The apotheosis of picture postcards occurred at a time when the lure of the exotic was at a peak. They were sent in great numbers and variety at the height of European colonialism, in the decades before the First World War, when Britain, France and Germany ruled half the earth. The imperial powers exploited their colonies without improving them much, putting in railways and roads only where they made it easier to export a product. Most of the indigenous people were untouched by these efforts. So postcards such as those reproduced here represent the pretensions of a period of idealised innocence, when few outsiders travelled to these parts of the world; when it was possible to dazzle the people at home with such images. It was not a golden age but seemed to be. And it was a universe of almost inaccessible places. Scribbled on the back of one postcard, from Noumea on New Caledonia, is a reference to 'Notre long voyage de 45 jours'.

The paradox in the portraits of the warriors here is that though they are fierce-looking they are obviously conquerable. The Kik-uyu, the Ethiopian ('Cavalier abyssin'), the Tuareg in full battle gear, the Masai moran, the martial-looking Fijian, the soldierly Maori, all with shields and spears and clubs; none of them seems dangerous, only colourful and outdated.

One of the great cultural transformations of the present has been the abandonment of traditional dress in favour of cheap clothes made in India and China. These postcards represent a vanished world of peculiar costumes, maybe the last gasp of such dressing up - Korean wedding garb; the Nepalese girl with five necklaces; the 'Indian woman' (hardly more than a young teenager) completely decked out; the Chinese mandarin; an assortment of complex coiffures; 'Chérifa - Jeune fille Somali', enigmatic in her silk dress, the leopardskin beneath her feet, the apparel of chieftainship; and royalty, kings in formal regalia, like the Oba of Benin in his drum-like skirt, or the boy-child Kabaka of Buganda; the covered-up Moroccans, the Guatemalans in robes, a world of accessories and costumes.

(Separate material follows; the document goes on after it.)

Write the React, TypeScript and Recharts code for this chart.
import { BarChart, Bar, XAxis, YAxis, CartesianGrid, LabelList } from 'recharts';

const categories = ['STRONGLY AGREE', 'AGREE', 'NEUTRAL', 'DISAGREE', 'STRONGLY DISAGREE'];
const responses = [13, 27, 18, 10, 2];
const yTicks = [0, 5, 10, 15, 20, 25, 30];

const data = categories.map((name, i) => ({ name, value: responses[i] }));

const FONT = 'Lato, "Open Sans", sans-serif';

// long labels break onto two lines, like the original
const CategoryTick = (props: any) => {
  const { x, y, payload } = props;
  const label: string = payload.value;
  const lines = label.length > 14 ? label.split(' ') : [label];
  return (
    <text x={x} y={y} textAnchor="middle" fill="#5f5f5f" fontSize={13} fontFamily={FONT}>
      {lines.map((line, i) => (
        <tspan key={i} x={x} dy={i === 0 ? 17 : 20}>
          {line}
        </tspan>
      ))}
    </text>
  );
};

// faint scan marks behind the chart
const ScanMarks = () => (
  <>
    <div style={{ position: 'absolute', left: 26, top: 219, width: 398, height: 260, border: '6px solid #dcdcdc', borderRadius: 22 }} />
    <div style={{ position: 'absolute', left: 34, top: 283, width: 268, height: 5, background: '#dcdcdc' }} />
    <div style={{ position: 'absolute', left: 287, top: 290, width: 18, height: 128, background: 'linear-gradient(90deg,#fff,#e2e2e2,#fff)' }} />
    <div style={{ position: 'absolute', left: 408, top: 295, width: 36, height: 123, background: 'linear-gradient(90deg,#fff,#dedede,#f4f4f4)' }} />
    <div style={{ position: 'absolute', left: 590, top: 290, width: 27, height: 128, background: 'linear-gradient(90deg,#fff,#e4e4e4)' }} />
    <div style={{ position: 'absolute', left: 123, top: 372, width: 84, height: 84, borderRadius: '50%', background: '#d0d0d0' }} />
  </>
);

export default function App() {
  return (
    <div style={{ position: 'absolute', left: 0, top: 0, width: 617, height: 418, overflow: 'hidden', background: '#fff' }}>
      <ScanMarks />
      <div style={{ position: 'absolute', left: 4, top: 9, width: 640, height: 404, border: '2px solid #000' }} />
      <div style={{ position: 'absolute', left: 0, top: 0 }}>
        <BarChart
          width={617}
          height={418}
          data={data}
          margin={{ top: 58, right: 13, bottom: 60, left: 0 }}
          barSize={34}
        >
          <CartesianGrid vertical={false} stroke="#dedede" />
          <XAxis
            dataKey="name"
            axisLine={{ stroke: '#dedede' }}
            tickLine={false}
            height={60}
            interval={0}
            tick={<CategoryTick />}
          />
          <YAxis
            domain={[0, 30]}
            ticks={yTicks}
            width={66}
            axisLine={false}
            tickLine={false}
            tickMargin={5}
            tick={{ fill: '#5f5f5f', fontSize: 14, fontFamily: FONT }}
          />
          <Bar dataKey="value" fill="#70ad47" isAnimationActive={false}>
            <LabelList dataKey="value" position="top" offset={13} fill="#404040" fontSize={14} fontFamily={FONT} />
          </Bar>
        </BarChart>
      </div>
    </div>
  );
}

In great contrast to the impenetrable thicknesses of age-old costumes and brocades, there is nakedness. The postcards are a record of the naked body around the world in all its postures. This is a reminder that the lure of the exotic is bound up with the world of bare, always brown breasts - Tunisian, Laotian, Ifugao, Samoan, Tahitian. Many of them are labelled, with a wink, 'Une beauté' or 'Jeunes femmes', 'A Zulu beau'. But we know them to be schoolgirls, dancers, musicians, brides and obvious prostitutes, amounting almost to vignettes, many of them subtly beckoning.

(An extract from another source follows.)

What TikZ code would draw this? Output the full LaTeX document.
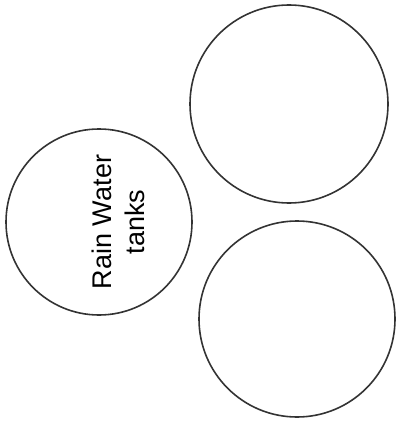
\documentclass[tikz,border=0pt]{standalone}
\usepackage{fontspec}
\setmainfont{Liberation Sans}
\usetikzlibrary{positioning}

\begin{document}
\begin{tikzpicture}[
x=1pt,y=-1pt,
tank/.style={draw=black!80,line width=1.6pt,circle,inner sep=0pt},
lbl/.style={align=center,rotate=90,font=\fontsize{27}{33}\selectfont}
]
\useasboundingbox (0,0) rectangle (398,425);

\node[tank,minimum size=186pt] (rain) at (99,222) {};
\node[tank,minimum size=198pt] (top) at (289,104) {};
\node[tank,minimum size=196pt] (bottom) at (297,319) {};

\node[lbl] (rainlbl) at (118,222) {Rain Water\\tanks};

\end{tikzpicture}
\end{document}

Here is 'Head hunter's home, Luzon', and the trussed and ghoulish-looking shrunken head from Ecuador, the 'Kaffir Wizard', who doesn't look dangerous, and the 'Dyaks, wild men of Borneo', who do look fairly menacing.

'Le maroc pittoresque' is the rubric on one postcard. That says a lot. Many of these images could be described as 'pittoresque', for that's one of the exotic's main qualifications. Because they are posed and so deliberate, many of these portraits unintentionally depict people as sculptural forms - the heap of marmoreal-seeming robes with one eye peeking out, 'Maur-esque de Blida'. They could easily be elaborate carvings.

There is no question of the authenticity in the modes of dress, and the weapons, the finery, the jewellery. I can speak to the Pacific clubs, which I have studied. Each form of Oceanic club shown here has a specific name and function - the short Maori patu for close combat, the Fijian kiakavo for breaking bones, the Samoan toothed club for cracking open the enemy's head. Some pictures of them exist, but these photographs give function and vitality to their ownership.

Ultimately this narrative of a lost world is less about the subjects than the ones intended to be thrilled or titillated or tempted to drop everything and leave home to crouch in the fo'c'sle. They say everything about the people who need to be furnished with images for our dreams. That would be us, the recipients of the postcards.